> **DATASET EXTRACT**:
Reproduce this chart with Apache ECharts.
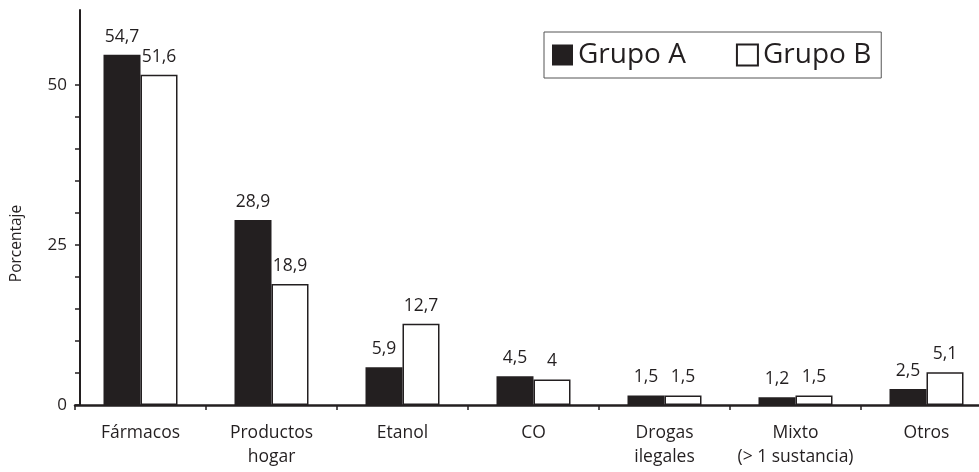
<!DOCTYPE html>
<html>
<head>
<meta charset="utf-8">
<script src="https://cdn.jsdelivr.net/npm/echarts@6/dist/echarts.min.js"></script>
<style>
  html, body { margin: 0; padding: 0; background: #fff; }
  #chart { width: 979px; height: 472px; }
</style>
</head>
<body>
<div id="chart"></div>
<script>
  // datos
  var categorias = ['Fármacos', 'Productos\nhogar', 'Etanol', 'CO', 'Drogas\nilegales', 'Mixto\n(> 1 sustancia)', 'Otros'];
  var grupoA = [54.7, 28.9, 5.9, 4.5, 1.5, 1.2, 2.5];
  var grupoB = [51.6, 18.9, 12.7, 4, 1.5, 1.5, 5.1];
  var marcasY = [0, 25, 50];
  var ticksY = [0, 5, 10, 15, 20, 25, 30, 35, 40, 45, 50];

  var negro = '#231f20';
  var fuente = '"Open Sans", "Noto Sans", sans-serif';

  function coma(p) {
    return String(p.value).replace('.', ',');
  }

  var myChart = echarts.init(document.getElementById('chart'));
  var option = {
    animation: false,
    textStyle: { fontFamily: fuente, color: negro },
    grid: { left: 75, right: -13, top: 10, bottom: 67, outerBoundsMode: 'none' },
    legend: {
      left: 544,
      top: 32,
      padding: [9, 10, 9, 8],
      borderColor: '#555',
      borderWidth: 1,
      itemWidth: 21,
      itemHeight: 21,
      itemGap: 50,
      textStyle: { fontSize: 28, color: negro, fontFamily: fuente },
      data: [
        { name: 'Grupo A', icon: 'rect' },
        { name: 'Grupo B', icon: 'rect' }
      ]
    },
    xAxis: {
      type: 'category',
      data: categorias,
      axisLine: { lineStyle: { color: negro, width: 2.5 } },
      axisTick: { show: true, length: 5, lineStyle: { color: negro, width: 1.5 } },
      axisLabel: { interval: 0, color: negro, fontSize: 17.5, lineHeight: 24, margin: 16, fontFamily: fuente }
    },
    yAxis: {
      type: 'value',
      min: 0,
      max: 61.7,
      offset: -5,
      name: 'Porcentaje',
      nameLocation: 'middle',
      nameGap: 55,
      nameTextStyle: { fontSize: 15.5, color: negro, fontFamily: fuente, padding: [0, 72, 0, 0] },
      splitLine: { show: false },
      axisLine: { show: true, lineStyle: { color: negro, width: 2 } },
      axisTick: { show: true, length: 5, customValues: ticksY, lineStyle: { color: negro, width: 1.5 } },
      axisLabel: { customValues: marcasY, color: negro, fontSize: 17, margin: 13, fontFamily: fuente }
    },
    series: [
      {
        name: 'Grupo A',
        type: 'bar',
        data: grupoA,
        barWidth: 37,
        barGap: '0%',
        itemStyle: { color: negro },
        label: { show: true, position: 'top', distance: 9, formatter: coma, fontSize: 17.5, color: negro, fontFamily: fuente }
      },
      {
        name: 'Grupo B',
        type: 'bar',
        data: grupoB,
        barWidth: 37,
        itemStyle: { color: '#ffffff', borderColor: negro, borderWidth: 1.5 },
        label: { show: true, position: 'top', distance: 9, formatter: coma, fontSize: 17.5, color: negro, fontFamily: fuente }
      }
    ]
  };
  myChart.setOption(option, true);
</script>
</body>
</html>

> **TASK DETAILS**: Copy the listing word for word, excluding its pictures.

> **SOLUTION FOR THIS PROBLEM**:
Reproduce this chart with Apache ECharts.
<!DOCTYPE html>
<html>
<head>
<meta charset="utf-8">
<script src="https://cdn.jsdelivr.net/npm/echarts@6/dist/echarts.min.js"></script>
<style>
  html, body { margin: 0; padding: 0; background: #fff; }
  #chart { width: 979px; height: 472px; }
</style>
</head>
<body>
<div id="chart"></div>
<script>
  // datos
  var categorias = ['Fármacos', 'Productos\nhogar', 'Etanol', 'CO', 'Drogas\nilegales', 'Mixto\n(> 1 sustancia)', 'Otros'];
  var grupoA = [54.7, 28.9, 5.9, 4.5, 1.5, 1.2, 2.5];
  var grupoB = [51.6, 18.9, 12.7, 4, 1.5, 1.5, 5.1];
  var marcasY = [0, 25, 50];
  var ticksY = [0, 5, 10, 15, 20, 25, 30, 35, 40, 45, 50];

  var negro = '#231f20';
  var fuente = '"Open Sans", "Noto Sans", sans-serif';

  function coma(p) {
    return String(p.value).replace('.', ',');
  }

  var myChart = echarts.init(document.getElementById('chart'));
  var option = {
    animation: false,
    textStyle: { fontFamily: fuente, color: negro },
    grid: { left: 75, right: -13, top: 10, bottom: 67, outerBoundsMode: 'none' },
    legend: {
      left: 544,
      top: 32,
      padding: [9, 10, 9, 8],
      borderColor: '#555',
      borderWidth: 1,
      itemWidth: 21,
      itemHeight: 21,
      itemGap: 50,
      textStyle: { fontSize: 28, color: negro, fontFamily: fuente },
      data: [
        { name: 'Grupo A', icon: 'rect' },
        { name: 'Grupo B', icon: 'rect' }
      ]
    },
    xAxis: {
      type: 'category',
      data: categorias,
      axisLine: { lineStyle: { color: negro, width: 2.5 } },
      axisTick: { show: true, length: 5, lineStyle: { color: negro, width: 1.5 } },
      axisLabel: { interval: 0, color: negro, fontSize: 17.5, lineHeight: 24, margin: 16, fontFamily: fuente }
    },
    yAxis: {
      type: 'value',
      min: 0,
      max: 61.7,
      offset: -5,
      name: 'Porcentaje',
      nameLocation: 'middle',
      nameGap: 55,
      nameTextStyle: { fontSize: 15.5, color: negro, fontFamily: fuente, padding: [0, 72, 0, 0] },
      splitLine: { show: false },
      axisLine: { show: true, lineStyle: { color: negro, width: 2 } },
      axisTick: { show: true, length: 5, customValues: ticksY, lineStyle: { color: negro, width: 1.5 } },
      axisLabel: { customValues: marcasY, color: negro, fontSize: 17, margin: 13, fontFamily: fuente }
    },
    series: [
      {
        name: 'Grupo A',
        type: 'bar',
        data: grupoA,
        barWidth: 37,
        barGap: '0%',
        itemStyle: { color: negro },
        label: { show: true, position: 'top', distance: 9, formatter: coma, fontSize: 17.5, color: negro, fontFamily: fuente }
      },
      {
        name: 'Grupo B',
        type: 'bar',
        data: grupoB,
        barWidth: 37,
        itemStyle: { color: '#ffffff', borderColor: negro, borderWidth: 1.5 },
        label: { show: true, position: 'top', distance: 9, formatter: coma, fontSize: 17.5, color: negro, fontFamily: fuente }
      }
    ]
  };
  myChart.setOption(option, true);
</script>
</body>
</html>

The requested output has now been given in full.